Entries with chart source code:

#####

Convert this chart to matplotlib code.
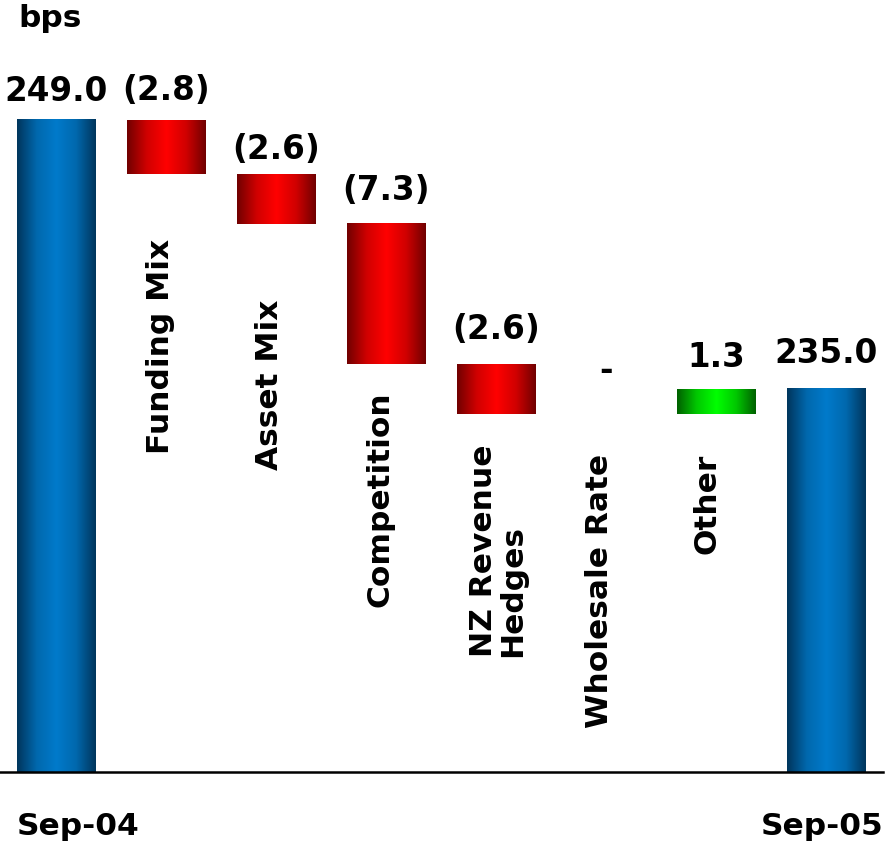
import numpy as np
import matplotlib
matplotlib.use("Agg")
import matplotlib.pyplot as plt
from matplotlib.colors import LinearSegmentedColormap

# ---- data ----
start_label = "Sep-04"
end_label = "Sep-05"
start_value = 249.0
end_value = 235.0
categories = ["Funding Mix", "Asset Mix", "Competition", "NZ Revenue\nHedges",
              "Wholesale Rate", "Other"]
deltas = [-2.8, -2.6, -7.3, -2.6, 0.0, 1.3]
value_labels = ["249.0", "(2.8)", "(2.6)", "(7.3)", "(2.6)", "-", "1.3", "235.0"]
unit_label = "bps"

# ---- layout / style ----
FONT = "DejaVu Sans"
FS = 22.5
FS_VAL = 23.5
YMIN, YMAX = 215.07, 255.29
label_gap_px = [20, 21, 16, 25, 26, 35, 23, 27]      # value label baseline above bar top
cat_label_top = [242.84, 239.71, 234.93, 232.17, 231.65, 231.70]  # top of rotated labels
cat_label_dx = [-0.05, -0.06, -0.05, 0.02, -0.06, -0.08]

fig = plt.figure(figsize=(8.86, 8.45), dpi=100)
ax = fig.add_axes([0, 72 / 845, 883 / 886, 773 / 845])

n = len(deltas)
x = np.arange(n + 2)
levels = start_value + np.cumsum([0] + deltas)
bottoms, heights, kinds = [], [], []
bottoms.append(YMIN); heights.append(start_value - YMIN); kinds.append("total")
for i, d in enumerate(deltas):
    prev = levels[i]
    cur = levels[i + 1]
    bottoms.append(min(prev, cur))
    heights.append(abs(d))
    kinds.append("down" if d < 0 else ("up" if d > 0 else "zero"))
bottoms.append(YMIN); heights.append(end_value - YMIN); kinds.append("total")

bars = ax.bar(x, heights, bottom=bottoms, width=0.71, color="none", edgecolor="none")

cmaps = {
    "total": LinearSegmentedColormap.from_list("b", ["#00355c", "#0068ad", "#007acb", "#0068ad", "#00355c"]),
    "down": LinearSegmentedColormap.from_list("r", ["#700000", "#d00000", "#ff0000", "#d00000", "#700000"]),
    "up": LinearSegmentedColormap.from_list("g", ["#006000", "#00c800", "#00ff00", "#00c800", "#006000"]),
}
grad = np.linspace(0, 1, 256).reshape(1, -1)
for p, k in zip(bars.patches, kinds):
    if k == "zero":
        continue
    x0, y0, w, h = p.get_x(), p.get_y(), p.get_width(), p.get_height()
    ax.imshow(grad, cmap=cmaps[k], extent=[x0, x0 + w, y0, y0 + h],
              aspect="auto", interpolation="bilinear", zorder=2)

ax.set_xlim(-0.51, 7.52)
ax.set_ylim(YMIN, YMAX)

# value labels
tops = [b + h for b, h in zip(bottoms, heights)]
for xi, t, lab, gap in zip(x, tops, value_labels, label_gap_px):
    ax.annotate(lab, (xi, t), xytext=(0, gap * 72 / 100), textcoords="offset points",
                ha="center", va="baseline", fontsize=FS_VAL, fontweight="bold",
                family=FONT, color="black")

# category labels (rotated)
for xi, cat, yt, dx in zip(x[1:-1], categories, cat_label_top, cat_label_dx):
    ax.text(xi + dx, yt, cat, rotation=90, ha="center", va="top", fontsize=FS,
            fontweight="bold", family=FONT, color="black", multialignment="left",
            linespacing=1.0)

# period labels
ax.annotate(start_label, xy=(-0.355, 0), xycoords=("data", "axes fraction"),
            xytext=(0, -62 * 72 / 100), textcoords="offset points",
            ha="left", va="baseline", fontsize=FS, fontweight="bold", family=FONT,
            annotation_clip=False)
ax.annotate(end_label, xy=(7.527, 0), xycoords=("data", "axes fraction"),
            xytext=(0, -62 * 72 / 100), textcoords="offset points",
            ha="right", va="baseline", fontsize=FS, fontweight="bold", family=FONT,
            annotation_clip=False)

fig.text(18 / 886, 1 - 27 / 845, unit_label, ha="left", va="baseline",
         fontsize=FS, fontweight="bold", family=FONT)

for s in ["top", "left", "right"]:
    ax.spines[s].set_visible(False)
ax.spines["bottom"].set_linewidth(1.8)
ax.spines["bottom"].set_zorder(3)
ax.set_xticks([])
ax.set_yticks([])
ax.patch.set_alpha(0)

fig.savefig("out.png", dpi=100)
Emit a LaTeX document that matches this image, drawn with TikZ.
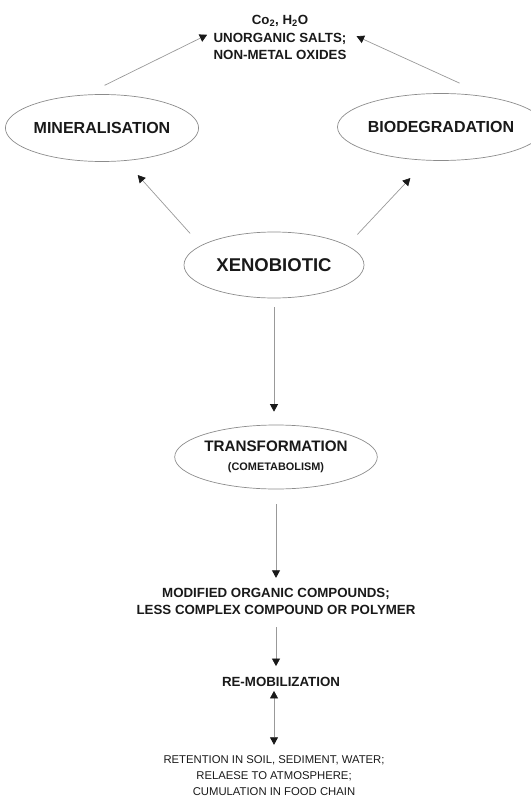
\documentclass[tikz,border=0pt]{standalone}
\usepackage{fontspec}
\setmainfont{Liberation Sans}
\usepackage{tikz}
\usetikzlibrary{arrows.meta}
\usetikzlibrary{shapes.geometric}
\tikzset{stage/.style={ellipse,draw=black!45,line width=0.7pt,inner sep=0pt,text=black!90,font=\bfseries\fontsize{16}{18}\selectfont}}
\tikzset{caption/.style={align=center,inner sep=0pt,text=black!90,font=\bfseries\fontsize{13.3}{17.5}\selectfont}}
\tikzset{flow/.style={draw=black!40,line width=0.7pt,>={Triangle[width=8pt,length=7.5pt,color=black!90]},->}}

\begin{document}
\begin{tikzpicture}[x=1pt,y=-1pt]
\useasboundingbox (0,0) rectangle (530,802);

\node[caption] (prod) at (280,37.5) {Co\textsubscript{2}, H\textsubscript{2}O\\UNORGANIC SALTS;\\NON-METAL OXIDES};
\node[stage,minimum width=180pt,minimum height=67pt] (mineral) at (102,128) {MINERALISATION};
\node[stage,minimum width=176pt,minimum height=67pt] (biodeg) at (441,127) {BIODEGRADATION};
\node[stage,minimum width=180pt,minimum height=66pt,font=\bfseries\fontsize{18.5}{20}\selectfont] (xeno) at (274,265) {XENOBIOTIC};
\node[stage,minimum width=178pt,minimum height=64pt,align=center,font=\bfseries\fontsize{15.2}{19}\selectfont] (trans) at (276,457) {TRANSFORMATION\\{\fontsize{10.9}{12}\selectfont (COMETABOLISM)}};
\node[caption] (modif) at (276,601.5) {MODIFIED ORGANIC COMPOUNDS;\\LESS COMPLEX COMPOUND OR POLYMER};
\node[caption] (remob) at (281,682) {RE-MOBILIZATION};
\node[caption,font=\fontsize{11.3}{16}\selectfont] (fate) at (274,776) {RETENTION IN SOIL, SEDIMENT, WATER;\\RELAESE TO ATMOSPHERE;\\CUMULATION IN FOOD CHAIN};

% towards the end products
\draw[flow,shorten <=21pt,shorten >=7pt] (mineral.116) -- (prod.175);
\draw[flow,shorten <=34pt,shorten >=11pt] (biodeg.31) -- (prod.5);
\draw[flow,shorten <=16pt,shorten >=19pt] (xeno.165) -- (mineral.-55);
\draw[flow,shorten <=15pt,shorten >=24pt] (xeno.15) -- (biodeg.-113);

% main chain downwards
\draw[flow,shorten <=9pt,shorten >=13pt] (xeno.south) -- (xeno.south |- trans.north);
\draw[flow,shorten <=15pt,shorten >=10pt] (trans.south -| modif.north) -- (modif.north);
\draw[flow,shorten <=12pt,shorten >=11pt] (modif.south) -- (modif.south |- remob.north);
\draw[flow,<->,shorten <=4pt,shorten >=11pt] (remob.south -| fate.north) -- (fate.north);
%\draw[flow] (modif.east) -- ++(40,0);

\end{tikzpicture}
\end{document}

#####

Leave out the pictures and give again exactly the lines from the one with "Emit a LaTeX" through the one with "(fate) at (274,776)", and no others.

Full answer —
Emit a LaTeX document that matches this image, drawn with TikZ.
\documentclass[tikz,border=0pt]{standalone}
\usepackage{fontspec}
\setmainfont{Liberation Sans}
\usepackage{tikz}
\usetikzlibrary{arrows.meta}
\usetikzlibrary{shapes.geometric}
\tikzset{stage/.style={ellipse,draw=black!45,line width=0.7pt,inner sep=0pt,text=black!90,font=\bfseries\fontsize{16}{18}\selectfont}}
\tikzset{caption/.style={align=center,inner sep=0pt,text=black!90,font=\bfseries\fontsize{13.3}{17.5}\selectfont}}
\tikzset{flow/.style={draw=black!40,line width=0.7pt,>={Triangle[width=8pt,length=7.5pt,color=black!90]},->}}

\begin{document}
\begin{tikzpicture}[x=1pt,y=-1pt]
\useasboundingbox (0,0) rectangle (530,802);

\node[caption] (prod) at (280,37.5) {Co\textsubscript{2}, H\textsubscript{2}O\\UNORGANIC SALTS;\\NON-METAL OXIDES};
\node[stage,minimum width=180pt,minimum height=67pt] (mineral) at (102,128) {MINERALISATION};
\node[stage,minimum width=176pt,minimum height=67pt] (biodeg) at (441,127) {BIODEGRADATION};
\node[stage,minimum width=180pt,minimum height=66pt,font=\bfseries\fontsize{18.5}{20}\selectfont] (xeno) at (274,265) {XENOBIOTIC};
\node[stage,minimum width=178pt,minimum height=64pt,align=center,font=\bfseries\fontsize{15.2}{19}\selectfont] (trans) at (276,457) {TRANSFORMATION\\{\fontsize{10.9}{12}\selectfont (COMETABOLISM)}};
\node[caption] (modif) at (276,601.5) {MODIFIED ORGANIC COMPOUNDS;\\LESS COMPLEX COMPOUND OR POLYMER};
\node[caption] (remob) at (281,682) {RE-MOBILIZATION};
\node[caption,font=\fontsize{11.3}{16}\selectfont] (fate) at (274,776) {RETENTION IN SOIL, SEDIMENT, WATER;\\RELAESE TO ATMOSPHERE;\\CUMULATION IN FOOD CHAIN};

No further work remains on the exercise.